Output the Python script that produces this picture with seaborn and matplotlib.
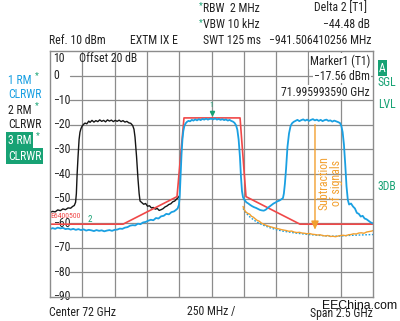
import matplotlib
matplotlib.use("Agg")
import matplotlib.pyplot as plt
import matplotlib.transforms as mtransforms
import pandas as pd
import seaborn as sns

# ---------------- data (frequency offset from 72 GHz in MHz, level in dBm) ----
black_f = [-1250, -1230, -1210, -1190, -1170, -1150, -1130, -1110, -1090, -1075,
           -1062, -1052, -1046, -1040, -1033, -1025, -1018, -1010, -1002, -990,
           -979, -965, -950, -940, -925, -910, -895, -880, -865, -850,
           -835, -820, -805, -790, -775, -760, -745, -730, -715, -700,
           -685, -670, -655, -640, -625, -610, -600, -592, -580, -569,
           -560, -553, -540, -525, -510, -495, -480, -465, -450, -435,
           -420, -405, -390, -375, -360, -345, -330, -315, -300, -285,
           -270, -258, -250]
black_db = [-55.6, -55.2, -55.4, -54.6, -54.9, -54.2, -54.5, -53.8, -53.9, -53.2,
            -52.8, -51.5, -48.0, -40.0, -33.0, -26.0, -23.0, -21.5, -20.6, -19.8,
            -19.3, -19.6, -18.5, -19.0, -18.2, -18.9, -18.3, -18.7, -18.0, -18.6,
            -18.2, -18.8, -18.0, -18.5, -18.1, -18.7, -18.2, -18.6, -18.1, -18.7,
            -18.3, -18.9, -18.6, -19.2, -19.4, -20.3, -21.8, -25.0, -33.0, -42.0,
            -48.0, -51.0, -51.6, -52.3, -52.0, -53.1, -52.9, -53.8, -53.6, -54.3,
            -54.0, -54.8, -54.5, -54.1, -53.4, -53.0, -52.4, -52.1, -51.3, -51.0,
            -50.2, -49.6, -49.0]

blue_f = [-1250, -1230, -1210, -1190, -1170, -1150, -1130, -1110, -1090, -1070,
          -1050, -1030, -1010, -990, -970, -950, -930, -910, -890, -870,
          -850, -830, -810, -790, -770, -750, -730, -710, -690, -670,
          -650, -630, -610, -590, -570, -550, -530, -510, -490, -470,
          -450, -430, -410, -390, -370, -350, -330, -310, -290, -275,
          -262, -252, -246, -240, -232, -225, -218, -210, -200, -190,
          -178, -166, -152, -140, -126, -112, -98, -84, -70, -56,
          -42, -28, -14, 0, 14, 28, 42, 56, 70, 84,
          98, 112, 126, 140, 152, 166, 178, 190, 200, 210,
          220, 228, 236, 244, 256, 270, 285, 300, 315, 330,
          345, 360, 375, 390, 405, 420, 435, 450, 465, 480,
          495, 510, 525, 540, 553, 560, 568, 577, 588, 600,
          612, 623, 636, 650, 665, 680, 695, 710, 725, 740,
          755, 770, 785, 800, 815, 830, 845, 860, 875, 890,
          905, 920, 935, 950, 965, 980, 995, 1005, 1015, 1025,
          1035, 1045, 1055, 1065, 1080, 1095, 1110, 1125, 1140, 1155,
          1170, 1185, 1200, 1215, 1230, 1250]
blue_db = [-62.4, -62.0, -62.3, -61.8, -62.1, -61.9, -62.4, -62.2, -62.6, -62.3,
           -62.7, -62.4, -62.8, -62.5, -63.0, -62.7, -62.9, -63.2, -62.8, -63.1,
           -62.9, -63.3, -63.0, -62.8, -63.1, -62.7, -62.6, -62.2, -62.3, -61.8,
           -61.6, -61.0, -60.8, -60.9, -60.2, -60.4, -59.7, -59.5, -59.0, -58.6,
           -58.8, -57.9, -58.1, -57.2, -57.0, -56.2, -56.4, -55.5, -55.2, -54.6,
           -54.0, -52.5, -49.0, -42.0, -32.0, -26.0, -22.5, -20.5, -19.4, -18.8,
           -18.4, -18.6, -18.0, -18.3, -17.8, -18.2, -17.7, -18.1, -17.6, -17.9,
           -17.5, -17.9, -17.6, -17.56, -17.8, -17.4, -17.9, -17.6, -18.0, -17.7,
           -18.1, -17.8, -18.3, -18.0, -18.4, -18.7, -19.2, -20.2, -22.0, -26.0,
           -33.0, -41.0, -47.0, -49.5, -50.6, -51.5, -52.0, -52.6, -53.1, -53.5,
           -53.8, -54.2, -54.6, -54.8, -54.9, -54.5, -53.8, -53.2, -52.6, -52.0,
           -51.6, -51.1, -50.8, -50.3, -49.8, -48.0, -44.0, -38.0, -29.0, -23.5,
           -20.5, -19.4, -18.8, -18.4, -18.0, -18.5, -18.1, -17.8, -18.3, -17.9,
           -18.4, -18.0, -17.7, -18.2, -17.9, -18.4, -18.0, -18.5, -18.1, -17.9,
           -18.4, -18.2, -18.7, -18.3, -18.6, -18.9, -19.3, -20.5, -23.0, -28.0,
           -36.0, -45.0, -50.5, -52.4, -52.0, -53.2, -54.0, -55.8, -56.2, -57.3,
           -57.0, -58.1, -58.4, -59.0, -59.6, -60.1]

limit_f = [-1250, -685, -267, -213, 221, 267, 685, 1250]
limit_db = [-60.4, -60.4, -49.2, -17.2, -17.2, -49.2, -60.4, -60.4]

sub_f = [244, 255, 265, 280, 295, 310, 325, 340, 355, 370,
         385, 400, 420, 440, 460, 480, 500, 520, 540, 560,
         580, 600, 620, 640, 660, 680, 700, 720, 740, 760,
         780, 800, 820, 840, 860, 880, 900, 920, 940, 960,
         980, 1000, 1020, 1040, 1060, 1080, 1100, 1120, 1140, 1160,
         1180, 1200, 1220, 1240, 1250]
sub_db = [-53.2, -54.6, -55.4, -56.0, -56.3, -57.2, -57.6, -58.3, -58.9, -59.2,
          -59.9, -60.3, -60.8, -61.2, -61.5, -61.8, -62.1, -62.3, -62.6, -62.8,
          -63.0, -63.3, -63.2, -63.6, -63.8, -63.7, -64.0, -64.1, -64.3, -64.2,
          -64.5, -64.6, -64.8, -64.7, -65.0, -65.2, -65.0, -65.4, -65.3, -65.5,
          -65.2, -65.0, -64.9, -65.1, -64.7, -64.6, -64.3, -64.4, -64.0, -63.9,
          -64.1, -63.6, -63.4, -63.2, -63.0]

dot_f = [244, 270, 300, 330, 360, 400, 450, 500, 550, 600, 650, 700,
         750, 800, 850, 900, 950, 1000, 1050, 1100, 1150, 1200, 1250]
dot_db = [-54.0, -56.0, -57.6, -58.8, -59.8, -60.8, -61.8, -62.6, -63.2, -63.6,
          -64.0, -64.3, -64.6, -64.8, -65.0, -65.2, -65.3, -65.2, -65.0, -64.9,
          -64.8, -64.7, -64.6]

y_ticks = [10, 0, -10, -20, -30, -40, -50, -60, -70, -80, -90]
x_grid = [-1250, -1000, -750, -500, -250, 0, 250, 500, 750, 1000, 1250]
marker1 = (0, -17.56)
marker2 = (-941.5, -62.04)

# ---------------- style ------------------------------------------------------
sns.set_style("white")
plt.rcParams["font.family"] = ["Roboto Condensed", "DejaVu Sans"]
FS = 8.5
INK = "#222222"
BLUE = "#1aa0e2"
RED = "#f04848"
ORANGE = "#f2a030"
GREEN = "#17a274"
GRID = "#8c8c8c"

W, H = 400, 321
fig = plt.figure(figsize=(W / 100, H / 100), dpi=100)
ax = fig.add_axes([50 / W, 1 - 297 / H, 323 / W, 246 / H])
ax.set_xlim(-1250, 1250)
ax.set_ylim(-90, 10)
ax.set_xticks([])
ax.set_yticks([])
for s in ax.spines.values():
    s.set_color(GRID)
    s.set_linewidth(1.0)

# grid
for xv in x_grid[1:-1]:
    ax.axvline(xv, color=GRID, lw=0.9, zorder=0.5)
for yv in y_ticks[1:-1]:
    ax.axhline(yv, xmin=0.062, color=GRID, lw=0.9, zorder=0.5)

# traces
def trace(f, db, color, lw, ls="-", z=2):
    df = pd.DataFrame({"f": f, "db": db})
    sns.lineplot(data=df, x="f", y="db", sort=False, estimator=None,
                 color=color, lw=lw, ls=ls, ax=ax, zorder=z)

trace(black_f, black_db, "#151515", 1.0, z=2)
trace(limit_f, limit_db, RED, 1.2, z=2.2)
trace(dot_f, dot_db, BLUE, 1.0, ls=(0, (1.2, 1.2)), z=2.3)
trace(sub_f, sub_db, ORANGE, 1.0, z=2.4)
trace(blue_f, blue_db, BLUE, 1.3, z=2.5)
ax.set_xlabel("")
ax.set_ylabel("")

# arrow & annotation
ax.annotate("", xy=(801, -63.8), xytext=(801, -18.8),
            arrowprops=dict(arrowstyle="-|>,head_length=0.5,head_width=0.22",
                            color=ORANGE, lw=1.0), zorder=3)
ax.text(917, -43.6, "Subtraction\nof signals", rotation=90, color=ORANGE,
        fontsize=8.6, ha="center", va="center", linespacing=0.95, zorder=3)

# markers
ax.plot([marker1[0]], [marker1[1] + 2.4], marker="v", ms=3.0, color=GREEN, zorder=4)
ax.text(marker1[0], marker1[1] + 4.2, "1", color=GREEN, fontsize=5.5, ha="center",
        va="bottom", zorder=4)
ax.text(marker2[0], marker2[1] + 1.6, "2", color=GREEN, fontsize=6.5, ha="center",
        va="bottom", zorder=4)
ax.text(-1245, -57.0, "E6400500", color=RED, fontsize=5.6, ha="left", va="center",
        zorder=4)

# y labels inside the axes
btr = mtransforms.blended_transform_factory(ax.transAxes, ax.transData)
for yv in y_ticks:
    ypos = 7.0 if yv == 10 else yv
    lab = str(yv).replace("-", "\u2212")
    ax.text(0.009, ypos, lab, transform=btr, fontsize=FS, ha="left",
            va="center", color=INK, clip_on=False, zorder=1)

ax.text(-1022, 7.0, "Offset 20 dB", fontsize=FS, ha="left", va="center",
        color=INK, zorder=1)

# marker readout box (white background)
bb = dict(facecolor="white", edgecolor="none", pad=0.6)
def ptext(x, y, s, **kw):
    fig.text(x / W, 1 - y / H, s, **kw)

for yy, s in [(61, "Marker1 (T1)"), (76, "\u221217.56 dBm"), (92, "71.995993590 GHz")]:
    ptext(370, yy, s, fontsize=FS, ha="right", va="center", color=INK,
          bbox=bb, zorder=5)

# header
ptext(49, 41, "Ref. 10 dBm", fontsize=FS, ha="left", va="center", color=INK)
ptext(130, 41, "EXTM IX E", fontsize=FS, ha="left", va="center", color=INK)
ptext(203, 8, "RBW  2 MHz", fontsize=FS, ha="left", va="center", color=INK)
ptext(203, 25, "VBW 10 kHz", fontsize=FS, ha="left", va="center", color=INK)
ptext(203, 41, "SWT 125 ms", fontsize=FS, ha="left", va="center", color=INK)
ptext(200.5, 6, "*", fontsize=6.5, ha="center", va="center", color=GREEN)
ptext(200.5, 23, "*", fontsize=6.5, ha="center", va="center", color=GREEN)
ptext(367, 8, "Delta 2 [T1]", fontsize=FS, ha="right", va="center", color=INK)
ptext(370, 25, "\u221244.48 dB", fontsize=FS, ha="right", va="center", color=INK)
ptext(371, 41, "\u2212941.506410256 MHz", fontsize=FS, ha="right", va="center",
      color=INK)

# left trace legend
ptext(8, 80, "1 RM", fontsize=FS, ha="left", va="center", color=BLUE)
ptext(37, 76, "*", fontsize=6.5, ha="center", va="center", color=GREEN)
ptext(8, 95, "CLRWR", fontsize=FS, ha="left", va="center", color=BLUE)
ptext(8, 110, "2 RM", fontsize=FS, ha="left", va="center", color=INK)
ptext(37, 106, "*", fontsize=6.5, ha="center", va="center", color=GREEN)
ptext(8, 125, "CLRWR", fontsize=FS, ha="left", va="center", color=INK)
gb = dict(facecolor=GREEN, edgecolor="none", pad=1.4)
ptext(8, 140, "3 RM", fontsize=FS, ha="left", va="center", color="white", bbox=gb)
ptext(38, 136, "*", fontsize=6.5, ha="center", va="center", color=GREEN)
ptext(8, 156, "CLRWR", fontsize=FS, ha="left", va="center", color="white", bbox=gb)

# right status labels
ptext(379, 68, "A", fontsize=FS, ha="left", va="center", color="white",
      bbox=dict(facecolor=GREEN, edgecolor="none", pad=0.8))
ptext(378, 82, "SGL", fontsize=FS, ha="left", va="center", color=GREEN)
ptext(378, 104, "LVL", fontsize=FS, ha="left", va="center", color=GREEN)
ptext(378, 187, "3DB", fontsize=FS, ha="left", va="center", color=GREEN)

# footer
ptext(49, 312, "Center 72 GHz", fontsize=FS, ha="left", va="center", color=INK)
ptext(211, 312, "250 MHz /", fontsize=FS, ha="center", va="center", color=INK)
ptext(373, 313, "Span 2.5 GHz", fontsize=FS, ha="right", va="center", color=INK)
fig.text(322 / W, 1 - 306 / H, "EEChina.com", fontsize=8.8, ha="left", va="center",
         color="#111111", family=["Liberation Sans"], zorder=6)

fig.savefig("out.png", dpi=100)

TASK:
Write out exactly the opening lines of the data, stopping after the line that holds "import seaborn as sns". Exclude pictures.

COMPLETE OUTPUT:
Output the Python script that produces this picture with seaborn and matplotlib.
import matplotlib
matplotlib.use("Agg")
import matplotlib.pyplot as plt
import matplotlib.transforms as mtransforms
import pandas as pd
import seaborn as sns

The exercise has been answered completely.